Give again, word for word, each line from the top of the listing through the line that holds "0.0355, 0.0299, 0.0258];".

++++++

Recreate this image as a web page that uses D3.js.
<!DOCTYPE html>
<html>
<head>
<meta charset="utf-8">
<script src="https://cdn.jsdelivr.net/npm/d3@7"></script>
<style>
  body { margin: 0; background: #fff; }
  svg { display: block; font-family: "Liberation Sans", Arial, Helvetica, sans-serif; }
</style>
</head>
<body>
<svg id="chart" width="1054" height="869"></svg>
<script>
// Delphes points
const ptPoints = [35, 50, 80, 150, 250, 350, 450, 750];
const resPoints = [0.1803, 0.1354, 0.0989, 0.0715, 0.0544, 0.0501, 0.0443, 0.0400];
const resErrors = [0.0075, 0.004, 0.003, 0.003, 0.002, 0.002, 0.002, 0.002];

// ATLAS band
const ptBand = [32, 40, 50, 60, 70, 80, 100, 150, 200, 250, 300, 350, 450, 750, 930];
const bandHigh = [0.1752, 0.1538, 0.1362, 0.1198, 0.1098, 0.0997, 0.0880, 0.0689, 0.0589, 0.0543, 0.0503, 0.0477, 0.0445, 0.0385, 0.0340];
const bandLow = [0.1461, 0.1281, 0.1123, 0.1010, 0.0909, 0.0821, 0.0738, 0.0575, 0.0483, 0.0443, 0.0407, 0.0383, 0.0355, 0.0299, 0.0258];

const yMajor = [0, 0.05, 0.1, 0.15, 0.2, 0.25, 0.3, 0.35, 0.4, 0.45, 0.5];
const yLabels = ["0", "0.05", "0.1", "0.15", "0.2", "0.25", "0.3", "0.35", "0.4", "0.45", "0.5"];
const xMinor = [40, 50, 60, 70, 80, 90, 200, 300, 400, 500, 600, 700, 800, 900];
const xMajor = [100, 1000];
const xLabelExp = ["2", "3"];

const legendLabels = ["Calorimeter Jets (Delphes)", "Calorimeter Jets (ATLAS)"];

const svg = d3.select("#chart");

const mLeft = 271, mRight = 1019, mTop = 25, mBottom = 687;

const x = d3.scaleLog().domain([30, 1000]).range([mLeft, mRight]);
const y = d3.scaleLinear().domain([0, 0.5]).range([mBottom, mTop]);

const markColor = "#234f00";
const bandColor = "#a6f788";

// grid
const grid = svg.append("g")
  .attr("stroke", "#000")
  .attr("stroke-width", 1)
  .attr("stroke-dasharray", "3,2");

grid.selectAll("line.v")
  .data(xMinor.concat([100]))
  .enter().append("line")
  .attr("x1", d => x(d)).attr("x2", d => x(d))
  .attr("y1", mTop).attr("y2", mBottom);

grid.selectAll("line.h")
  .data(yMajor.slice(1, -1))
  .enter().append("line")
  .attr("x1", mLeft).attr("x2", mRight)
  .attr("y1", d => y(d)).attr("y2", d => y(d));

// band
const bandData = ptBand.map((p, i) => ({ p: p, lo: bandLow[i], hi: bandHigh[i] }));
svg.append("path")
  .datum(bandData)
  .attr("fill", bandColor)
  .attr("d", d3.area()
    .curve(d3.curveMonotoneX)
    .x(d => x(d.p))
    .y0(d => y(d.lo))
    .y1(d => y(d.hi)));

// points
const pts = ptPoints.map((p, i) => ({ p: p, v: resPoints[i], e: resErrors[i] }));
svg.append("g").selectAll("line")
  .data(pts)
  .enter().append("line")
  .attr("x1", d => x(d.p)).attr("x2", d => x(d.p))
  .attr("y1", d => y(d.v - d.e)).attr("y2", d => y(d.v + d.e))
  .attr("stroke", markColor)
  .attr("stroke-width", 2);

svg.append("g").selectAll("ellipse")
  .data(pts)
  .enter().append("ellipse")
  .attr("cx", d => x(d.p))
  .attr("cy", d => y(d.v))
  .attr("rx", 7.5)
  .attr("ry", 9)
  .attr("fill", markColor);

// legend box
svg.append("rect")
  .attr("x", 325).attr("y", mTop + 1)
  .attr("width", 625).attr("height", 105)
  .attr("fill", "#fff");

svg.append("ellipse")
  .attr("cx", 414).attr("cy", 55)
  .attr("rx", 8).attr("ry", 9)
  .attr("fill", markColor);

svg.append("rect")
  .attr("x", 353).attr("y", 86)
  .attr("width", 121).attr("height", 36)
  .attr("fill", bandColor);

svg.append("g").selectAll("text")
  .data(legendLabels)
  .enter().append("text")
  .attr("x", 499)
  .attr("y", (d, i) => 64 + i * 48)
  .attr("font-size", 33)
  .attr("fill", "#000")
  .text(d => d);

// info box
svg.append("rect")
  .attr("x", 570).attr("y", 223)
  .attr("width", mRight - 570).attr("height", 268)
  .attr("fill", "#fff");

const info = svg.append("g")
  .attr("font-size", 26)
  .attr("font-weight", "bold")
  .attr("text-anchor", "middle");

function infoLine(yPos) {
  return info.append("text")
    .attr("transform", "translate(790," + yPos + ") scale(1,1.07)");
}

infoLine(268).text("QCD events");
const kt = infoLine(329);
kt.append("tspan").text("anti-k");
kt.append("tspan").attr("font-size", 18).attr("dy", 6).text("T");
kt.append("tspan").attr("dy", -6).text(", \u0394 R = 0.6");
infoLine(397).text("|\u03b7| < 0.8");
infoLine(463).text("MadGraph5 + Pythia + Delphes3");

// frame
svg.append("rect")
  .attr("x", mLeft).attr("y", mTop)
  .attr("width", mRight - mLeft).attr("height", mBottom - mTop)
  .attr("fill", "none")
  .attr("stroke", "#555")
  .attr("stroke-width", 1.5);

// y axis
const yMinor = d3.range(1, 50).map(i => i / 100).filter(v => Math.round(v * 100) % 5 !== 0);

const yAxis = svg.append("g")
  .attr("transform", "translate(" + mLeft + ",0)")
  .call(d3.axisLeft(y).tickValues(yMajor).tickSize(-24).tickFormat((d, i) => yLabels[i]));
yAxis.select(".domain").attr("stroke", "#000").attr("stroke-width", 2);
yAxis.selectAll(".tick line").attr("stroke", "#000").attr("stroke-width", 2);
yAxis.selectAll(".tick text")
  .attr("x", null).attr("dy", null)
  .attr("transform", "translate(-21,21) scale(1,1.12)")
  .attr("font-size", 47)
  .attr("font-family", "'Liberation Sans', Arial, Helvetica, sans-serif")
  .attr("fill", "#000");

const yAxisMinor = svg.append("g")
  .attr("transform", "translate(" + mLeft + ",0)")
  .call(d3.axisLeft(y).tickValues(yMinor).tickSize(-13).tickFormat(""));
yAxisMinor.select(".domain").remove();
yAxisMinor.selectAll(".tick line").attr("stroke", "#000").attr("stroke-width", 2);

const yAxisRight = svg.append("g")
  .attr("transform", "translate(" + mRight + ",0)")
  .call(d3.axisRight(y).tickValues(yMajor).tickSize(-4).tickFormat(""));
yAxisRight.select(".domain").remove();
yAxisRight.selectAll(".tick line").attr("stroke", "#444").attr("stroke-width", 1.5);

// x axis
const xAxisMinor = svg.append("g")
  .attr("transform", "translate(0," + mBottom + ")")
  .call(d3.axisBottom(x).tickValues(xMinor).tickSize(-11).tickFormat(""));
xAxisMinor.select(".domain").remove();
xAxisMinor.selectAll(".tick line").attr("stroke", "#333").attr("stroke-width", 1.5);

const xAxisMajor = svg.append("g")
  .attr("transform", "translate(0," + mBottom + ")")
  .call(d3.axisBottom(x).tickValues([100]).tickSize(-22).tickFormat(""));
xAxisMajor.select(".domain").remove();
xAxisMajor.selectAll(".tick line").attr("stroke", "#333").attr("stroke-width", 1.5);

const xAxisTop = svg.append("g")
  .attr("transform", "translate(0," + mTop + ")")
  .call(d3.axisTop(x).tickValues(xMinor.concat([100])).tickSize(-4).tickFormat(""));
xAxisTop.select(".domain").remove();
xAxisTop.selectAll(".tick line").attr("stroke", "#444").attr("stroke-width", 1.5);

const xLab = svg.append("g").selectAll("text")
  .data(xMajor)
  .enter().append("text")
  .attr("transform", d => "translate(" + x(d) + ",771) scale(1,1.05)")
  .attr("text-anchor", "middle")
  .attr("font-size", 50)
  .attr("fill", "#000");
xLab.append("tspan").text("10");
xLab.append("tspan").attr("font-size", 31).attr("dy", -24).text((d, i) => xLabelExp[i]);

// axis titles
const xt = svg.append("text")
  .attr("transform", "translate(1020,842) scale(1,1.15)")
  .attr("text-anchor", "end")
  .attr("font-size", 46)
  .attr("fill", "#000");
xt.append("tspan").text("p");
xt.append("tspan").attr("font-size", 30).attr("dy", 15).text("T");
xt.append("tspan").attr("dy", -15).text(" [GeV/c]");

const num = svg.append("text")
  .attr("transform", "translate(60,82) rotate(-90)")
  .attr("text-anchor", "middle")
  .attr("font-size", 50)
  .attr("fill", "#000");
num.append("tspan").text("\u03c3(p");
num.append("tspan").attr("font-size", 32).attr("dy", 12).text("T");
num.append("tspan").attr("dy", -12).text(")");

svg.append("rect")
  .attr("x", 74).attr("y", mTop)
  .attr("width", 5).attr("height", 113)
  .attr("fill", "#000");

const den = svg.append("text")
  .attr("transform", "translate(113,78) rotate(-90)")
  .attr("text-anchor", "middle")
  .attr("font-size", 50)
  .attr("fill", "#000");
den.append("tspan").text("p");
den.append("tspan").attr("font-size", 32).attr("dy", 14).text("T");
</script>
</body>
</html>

++++++

# Output for this task:
Recreate this image as a web page that uses D3.js.
<!DOCTYPE html>
<html>
<head>
<meta charset="utf-8">
<script src="https://cdn.jsdelivr.net/npm/d3@7"></script>
<style>
  body { margin: 0; background: #fff; }
  svg { display: block; font-family: "Liberation Sans", Arial, Helvetica, sans-serif; }
</style>
</head>
<body>
<svg id="chart" width="1054" height="869"></svg>
<script>
// Delphes points
const ptPoints = [35, 50, 80, 150, 250, 350, 450, 750];
const resPoints = [0.1803, 0.1354, 0.0989, 0.0715, 0.0544, 0.0501, 0.0443, 0.0400];
const resErrors = [0.0075, 0.004, 0.003, 0.003, 0.002, 0.002, 0.002, 0.002];

// ATLAS band
const ptBand = [32, 40, 50, 60, 70, 80, 100, 150, 200, 250, 300, 350, 450, 750, 930];
const bandHigh = [0.1752, 0.1538, 0.1362, 0.1198, 0.1098, 0.0997, 0.0880, 0.0689, 0.0589, 0.0543, 0.0503, 0.0477, 0.0445, 0.0385, 0.0340];
const bandLow = [0.1461, 0.1281, 0.1123, 0.1010, 0.0909, 0.0821, 0.0738, 0.0575, 0.0483, 0.0443, 0.0407, 0.0383, 0.0355, 0.0299, 0.0258];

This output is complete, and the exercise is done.